More modularity can increase complexity

Abstractions and microservices can become a maze. Keep module boundaries tied to real business domains (identity, ledger, payments, disputes). If a boundary doesn’t reduce blast radius or improve ownership, it’s probably architectural vanity.

Automation can hide errors

Automating broken processes just breaks faster. Pair automation with controls: reconciliation checks, drift monitoring, and human-in-the-loop sampling for edge cases.

Practical balance: Automate the common path, monitor the weird path, and design a clean escalation for the catastrophic path.

A practical checklist you can use this week

  • Pick 3 trust-critical user moments (first transfer, dispute, account recovery) and write down what “good” looks like.
  • Add correlation IDs to all money-related events so investigations don’t require archaeology.
  • Define stop-loss thresholds for new launches (fraud, chargebacks, delinquencies, complaint rate) and make them visible.
  • Introduce one staged rollout for a risky change (5% → 25% → 100%) with clear rollback triggers.
  • Hold one Loss–Friction Review with product, risk, ops, and support, and produce a single ranked backlog.
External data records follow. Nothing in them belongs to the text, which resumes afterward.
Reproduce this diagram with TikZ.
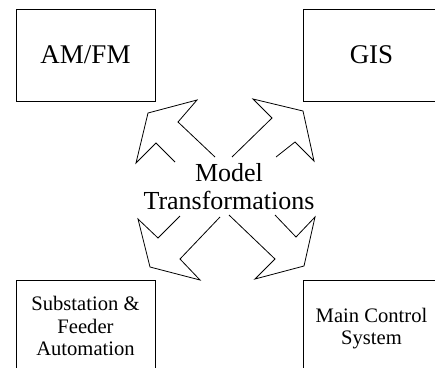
\documentclass[tikz,border=0pt]{standalone}
\usepackage{fontspec}
\setmainfont{Liberation Serif}
\usepackage{tikz}
\usetikzlibrary{positioning,calc}

\begin{document}
\begin{tikzpicture}[x=1pt, y=-1pt,
  box/.style={draw, line width=0.8pt, inner sep=0pt, align=center},
  bigtext/.style={font=\fontsize{27}{28}\selectfont},
  smalltext/.style={font=\fontsize{20.6}{22.6}\selectfont},
  fatarrow/.style={draw, line width=0.8pt, line join=miter}]
  \useasboundingbox (0,0) rectangle (435,367);

  % system boxes
  \node[box, bigtext, minimum width=139pt, minimum height=92pt] (amfm) at (85.5,55) {AM/FM};
  \node[box, bigtext, minimum width=137pt, minimum height=92pt] (gis) at (371.5,55) {GIS};
  \node[box, smalltext, minimum width=139pt, minimum height=92pt] (sub) at (85.5,326) {Substation \&\\Feeder\\Automation};
  \node[box, smalltext, minimum width=137pt, minimum height=97pt] (mcs) at (371.5,328.5) {Main Control\\System};

  % centre text
  \node[align=center, inner sep=0pt, font=\fontsize{26}{28}\selectfont] (model) at (229,187) {Model\\Transformations};

  % hollow arrows out of the centre
  \draw[fatarrow] (175,162) -- (156,143) -- (136,163) -- (148,113) -- (197,100) -- (178,122) -- (215,157);
  \draw[fatarrow] (232,157) -- (272,118) -- (253,99) -- (303,111) -- (314,161) -- (295,142) -- (276,157);
  \draw[fatarrow] (180,216) -- (158,238) -- (138,219) -- (150,267) -- (200,280) -- (180,259) -- (220,217);
  \draw[fatarrow] (229,215) -- (275,259) -- (255,279) -- (304,266) -- (315,217) -- (296,237) -- (275,215);
\end{tikzpicture}
\end{document}
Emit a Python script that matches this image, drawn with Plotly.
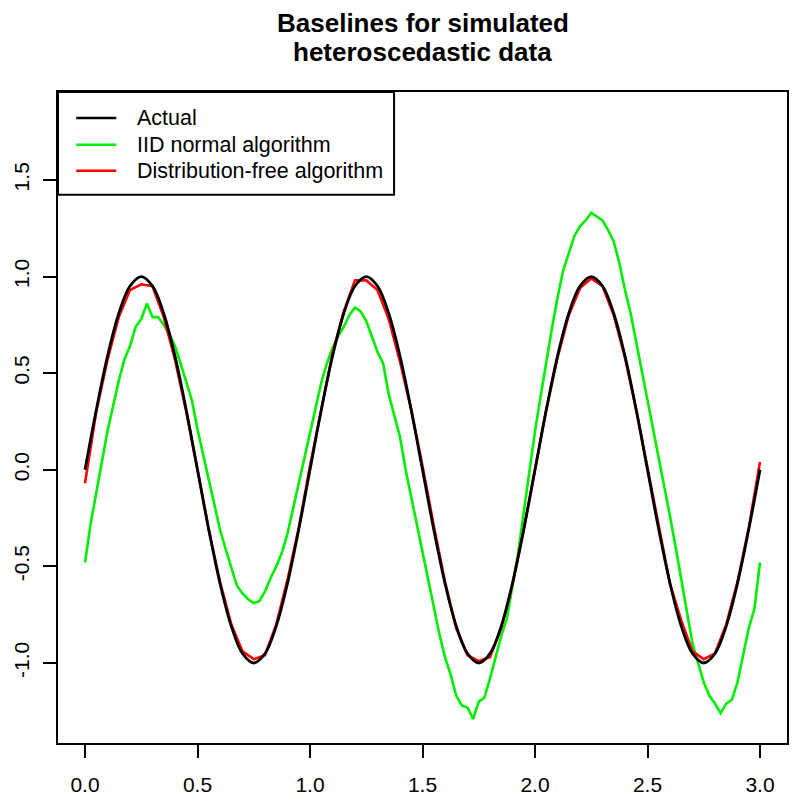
import plotly.graph_objects as go

# x grids: coarse for the smooth curves, finer for the noisy IID curve
x_vals = [round(i * 0.05, 3) for i in range(61)]
x_fine = [round(i * 0.025, 3) for i in range(121)]

actual = [0.0, 0.309, 0.588, 0.809, 0.951, 1.0, 0.951, 0.809, 0.588, 0.309,
          0.0, -0.309, -0.588, -0.809, -0.951, -1.0, -0.951, -0.809, -0.588, -0.309,
          0.0, 0.309, 0.588, 0.809, 0.951, 1.0, 0.951, 0.809, 0.588, 0.309,
          0.0, -0.309, -0.588, -0.809, -0.951, -1.0, -0.951, -0.809, -0.588, -0.309,
          0.0, 0.309, 0.588, 0.809, 0.951, 1.0, 0.951, 0.809, 0.588, 0.309,
          0.0, -0.309, -0.588, -0.809, -0.951, -1.0, -0.951, -0.809, -0.588, -0.309,
          0.0]

iid_normal = [-0.48, -0.28, -0.12, 0.05, 0.20, 0.33, 0.46, 0.57, 0.64, 0.74,
              0.78, 0.86, 0.79, 0.79, 0.75, 0.70, 0.64, 0.55, 0.46, 0.36,
              0.21, 0.08, -0.06, -0.19, -0.31, -0.41, -0.51, -0.60, -0.64, -0.67,
              -0.69, -0.68, -0.63, -0.56, -0.50, -0.43, -0.33, -0.20, -0.06, 0.06,
              0.19, 0.33, 0.45, 0.55, 0.63, 0.69, 0.74, 0.80, 0.84, 0.82,
              0.77, 0.69, 0.61, 0.55, 0.39, 0.28, 0.17, 0.00, -0.14, -0.29,
              -0.43, -0.57, -0.71, -0.85, -0.97, -1.06, -1.17, -1.22, -1.23, -1.29,
              -1.20, -1.18, -1.08, -0.97, -0.86, -0.77, -0.60, -0.43, -0.22, 0.00,
              0.20, 0.38, 0.56, 0.73, 0.89, 1.03, 1.12, 1.21, 1.26, 1.29,
              1.33, 1.31, 1.29, 1.24, 1.18, 1.07, 0.93, 0.81, 0.66, 0.52,
              0.37, 0.22, 0.07, -0.09, -0.24, -0.40, -0.57, -0.75, -0.90, -1.00,
              -1.10, -1.17, -1.21, -1.26, -1.21, -1.19, -1.10, -0.96, -0.82, -0.72,
              -0.48]

dist_free = [-0.07, 0.30, 0.57, 0.79, 0.93, 0.96, 0.95, 0.79, 0.57, 0.30,
             0.0, -0.31, -0.58, -0.80, -0.94, -0.98, -0.96, -0.80, -0.57, -0.30,
             0.02, 0.32, 0.60, 0.82, 0.98, 0.98, 0.93, 0.78, 0.56, 0.31,
             0.02, -0.29, -0.58, -0.82, -0.96, -0.99, -0.97, -0.82, -0.59, -0.31,
             0.0, 0.31, 0.58, 0.80, 0.94, 0.99, 0.95, 0.80, 0.58, 0.31,
             0.01, -0.30, -0.59, -0.78, -0.94, -0.98, -0.95, -0.80, -0.58, -0.30,
             0.04]

legend_labels = ["Actual", "IID normal algorithm", "Distribution-free algorithm"]
legend_colors = ["#000000", "#00ee00", "#ff0000"]
title_lines = ["Baselines for simulated", "heteroscedastic data"]

FONT = "Liberation Sans, Arial, Helvetica, sans-serif"

fig = go.Figure()
fig.add_trace(go.Scatter(x=x_fine, y=iid_normal, mode="lines", name=legend_labels[1],
                         line=dict(color=legend_colors[1], width=2.6)))
fig.add_trace(go.Scatter(x=x_vals, y=dist_free, mode="lines", name=legend_labels[2],
                         line=dict(color=legend_colors[2], width=2.6)))
fig.add_trace(go.Scatter(x=x_vals, y=actual, mode="lines", name=legend_labels[0],
                         line=dict(color=legend_colors[0], width=2.8, shape="spline")))

# hand-drawn legend box in the top-left corner, R style
fig.add_shape(type="rect", xref="paper", yref="paper", x0=0, x1=0.461, y0=0.842, y1=1,
              line=dict(color="black", width=2), fillcolor="white", layer="above")
rows_y = [0.960, 0.919, 0.879]
for lab, col, yy in zip(legend_labels, legend_colors, rows_y):
    fig.add_shape(type="line", xref="paper", yref="paper", x0=0.025, x1=0.080, y0=yy, y1=yy,
                  line=dict(color=col, width=2.6), layer="above")
    fig.add_annotation(xref="paper", yref="paper", x=0.1056, y=yy, text=lab, showarrow=False,
                       xanchor="left", yanchor="middle", font=dict(size=21.5, color="black"))

# two-line bold title, one annotation per line
for txt, yy in zip(title_lines, [1.106, 1.0614]):
    fig.add_annotation(xref="paper", yref="paper", x=0.5, y=yy, text=f"<b>{txt}</b>",
                       showarrow=False, xanchor="center", yanchor="middle",
                       font=dict(size=26, color="black"))

axis_style = dict(showgrid=False, zeroline=False, showline=True, mirror=True,
                  linecolor="black", linewidth=2, ticks="outside", ticklen=13,
                  tickwidth=2, tickcolor="black", tickfont=dict(size=21, color="black"),
                  automargin=False)

fig.update_xaxes(range=[-0.12, 3.12], tickvals=[0, 0.5, 1, 1.5, 2, 2.5, 3],
                 ticktext=["0.0", "0.5", "1.0", "1.5", "2.0", "2.5", "3.0"],
                 ticklabelstandoff=9, **axis_style)
fig.update_yaxes(range=[-1.414, 1.955], tickvals=[-1, -0.5, 0, 0.5, 1, 1.5],
                 ticktext=["-1.0", "-0.5", "0.0", "0.5", "1.0", "1.5"],
                 tickangle=-90, ticklabelstandoff=6, **axis_style)

# the page body adds ~8px offset, so margins are trimmed on left/top
fig.update_layout(
    font=dict(family=FONT, color="black"),
    showlegend=False,
    width=800, height=808,
    margin=dict(l=50, r=21, t=84, b=73),
    plot_bgcolor="white", paper_bgcolor="white",
)

fig.write_html("out.html")
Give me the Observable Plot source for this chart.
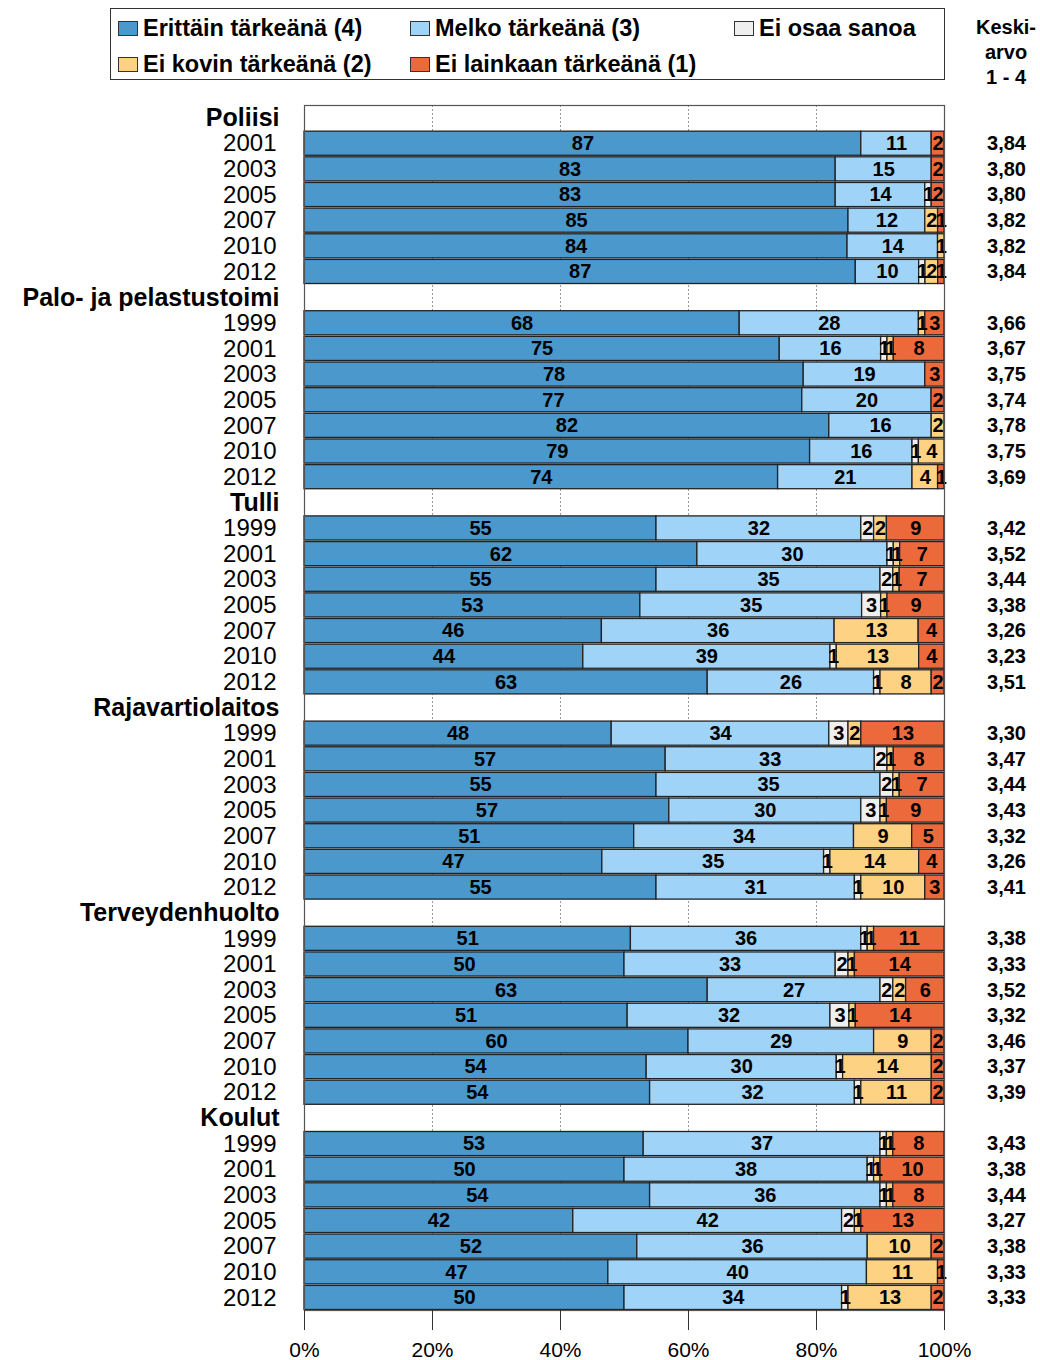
<!DOCTYPE html>
<html><head><meta charset="utf-8">
<script src="https://cdn.jsdelivr.net/npm/d3@7"></script>
<script src="https://cdn.jsdelivr.net/npm/@observablehq/plot@0.6"></script>
<style>
body{margin:0;background:#fff;font-family:"Liberation Sans",Arial,sans-serif;}
#wrap{position:relative;width:1040px;height:1360px;overflow:hidden;}
#legend{position:absolute;left:110px;top:8px;width:835px;height:72px;border:1px solid #333;box-sizing:border-box;}
.li{position:absolute;font-weight:bold;font-size:23.5px;line-height:26px;white-space:nowrap;color:#000;}
.sw{display:inline-block;width:18px;height:13px;border:1px solid #333;margin-right:5px;vertical-align:0px;}
#keski{position:absolute;left:961px;top:15px;width:90px;text-align:center;font-weight:bold;font-size:20px;line-height:25px;}
#chart{position:absolute;left:0;top:100px;}
</style></head>
<body>
<div id="wrap">
  <div id="legend"></div>
  <div id="keski">Keski-<br>arvo<br>1 - 4</div>
  <div id="chart"></div>
</div>
<script>
// ---- data ----
const categories = ["Erittäin tärkeänä (4)", "Melko tärkeänä (3)", "Ei osaa sanoa", "Ei kovin tärkeänä (2)", "Ei lainkaan tärkeänä (1)"];
const colors = ["#4b98cc", "#9fd3f7", "#efefef", "#fdd283", "#ec693c"];
const groups = ["Poliisi", "Palo- ja pelastustoimi", "Tulli", "Rajavartiolaitos", "Terveydenhuolto", "Koulut"];
const yearsPoliisi = [2001, 2003, 2005, 2007, 2010, 2012];
const yearsOther = [1999, 2001, 2003, 2005, 2007, 2010, 2012];
const yearsByGroup = [yearsPoliisi, yearsOther, yearsOther, yearsOther, yearsOther, yearsOther];

// values in row order (Poliisi 6 rows, then 7 rows per other group)
const erittain = [87,83,83,85,84,87, 68,75,78,77,82,79,74, 55,62,55,53,46,44,63, 48,57,55,57,51,47,55, 51,50,63,51,60,54,54, 53,50,54,42,52,47,50];
const melko    = [11,15,14,12,14,10, 28,16,19,20,16,16,21, 32,30,35,35,36,39,26, 34,33,35,30,34,35,31, 36,33,27,32,29,30,32, 37,38,36,42,36,40,34];
const eiOsaa   = [0,0,1,0,0,1,       0,1,0,0,0,1,0,       2,1,2,3,0,1,1,       3,2,2,3,0,1,1,       1,2,2,3,0,1,1,       1,1,1,2,0,0,1];
const eiKovin  = [0,0,0,2,1,2,       1,1,0,0,2,4,4,       2,1,1,1,13,13,8,     2,1,1,1,9,14,10,     1,1,2,1,9,14,11,     1,1,1,1,10,11,13];
const eiLainkaan=[2,2,2,1,0,1,       3,8,3,2,0,0,1,       9,7,7,9,4,4,2,       13,8,7,9,5,4,3,      11,14,6,14,2,2,2,    8,10,8,13,2,1,2];
const keskiarvo = ["3,84","3,80","3,80","3,82","3,82","3,84",
  "3,66","3,67","3,75","3,74","3,78","3,75","3,69",
  "3,42","3,52","3,44","3,38","3,26","3,23","3,51",
  "3,30","3,47","3,44","3,43","3,32","3,26","3,41",
  "3,38","3,33","3,52","3,32","3,46","3,37","3,39",
  "3,43","3,38","3,44","3,27","3,38","3,33","3,33"];
const xTicks = [0, 0.2, 0.4, 0.6, 0.8, 1];

// ---- legend ----
const legendPos = [[7,6],[299,6],[623,6],[7,42],[299,42]];
const legendOrder = [0,1,2,3,4];
const leg = document.getElementById("legend");
legendOrder.forEach((ci, i) => {
  const d = document.createElement("div");
  d.className = "li";
  d.style.left = legendPos[i][0] + "px";
  d.style.top = legendPos[i][1] + "px";
  d.innerHTML = `<span class="sw" style="background:${colors[ci]}"></span>${categories[ci]}`;
  leg.appendChild(d);
});

// ---- build rows ----
const series = [erittain, melko, eiOsaa, eiKovin, eiLainkaan];
const rowKeys = [], headerRows = [], yearRows = [], segments = [];
let r = 0;
groups.forEach((g, gi) => {
  rowKeys.push(g);
  headerRows.push({key: g, label: g});
  yearsByGroup[gi].forEach(yr => {
    const key = g + "|" + yr;
    rowKeys.push(key);
    yearRows.push({key, label: String(yr), avg: keskiarvo[r]});
    series.forEach((s, ci) => {
      if (s[r] > 0) segments.push({row: key, cat: categories[ci], value: s[r]});
    });
    r++;
  });
});

const stackOpts = {x: "value", y: "row", z: "cat", order: categories, offset: "normalize"};

const chart = Plot.plot({
  width: 1040,
  height: 1260,
  marginLeft: 304,
  marginRight: 96,
  marginTop: 5,
  marginBottom: 50,
  style: {fontFamily: '"Liberation Sans", Arial, sans-serif', background: "#fff"},
  x: {domain: [0, 1], axis: null},
  y: {domain: rowKeys, axis: null, round: false, paddingInner: 0.06, paddingOuter: 0.02},
  color: {domain: categories, range: colors},
  marks: [
    Plot.ruleX([0.2, 0.4, 0.6, 0.8], {stroke: "#999", strokeDasharray: "2,2", strokeWidth: 1}),
    Plot.barX(segments, Plot.stackX({...stackOpts, fill: "cat", stroke: "#222", strokeWidth: 1.3})),
    Plot.text(segments, Plot.stackX({...stackOpts, text: "value", fill: "#000", fontWeight: "bold", fontSize: 20})),
    Plot.frame({stroke: "#555", strokeWidth: 1.2}),
    Plot.axisX({ticks: xTicks, tickFormat: d => Math.round(d * 100) + "%", tickSize: 20, tickPadding: 12, fontSize: 21, stroke: "#333", fill: "#000", label: null}),
    Plot.text(headerRows, {x: 0, y: "key", text: "label", dx: -25, textAnchor: "end", fontWeight: "bold", fontSize: 25, fill: "#000"}),
    Plot.text(yearRows, {x: 0, y: "key", text: "label", dx: -28, textAnchor: "end", fontSize: 24, fill: "#000"}),
    Plot.text(yearRows, {x: 1, y: "key", text: "avg", dx: 62, textAnchor: "middle", fontWeight: "bold", fontSize: 20, fill: "#000"})
  ]
});
document.getElementById("chart").appendChild(chart);
</script>
</body></html>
Pulling it together: your next best move

The fintech advantage most teams chase is surface-level: a new feature, a pricing tweak, a partnership announcement. The advantage that lasts is operational compounding: a loop where telemetry improves decisions, decisions reduce losses, reduced losses enable better UX, and better UX increases growth without fragile spend.

If you want an advisory next step, make it this: choose one money-critical path and make it observable, controllable, and explainable. Do it end-to-end. Then repeat. That’s how fintech firms build a competitive edge that competitors can’t copy from your UI.

Mindset shift: Your product isn’t just the app. In fintech, your product is the system that keeps promises about money.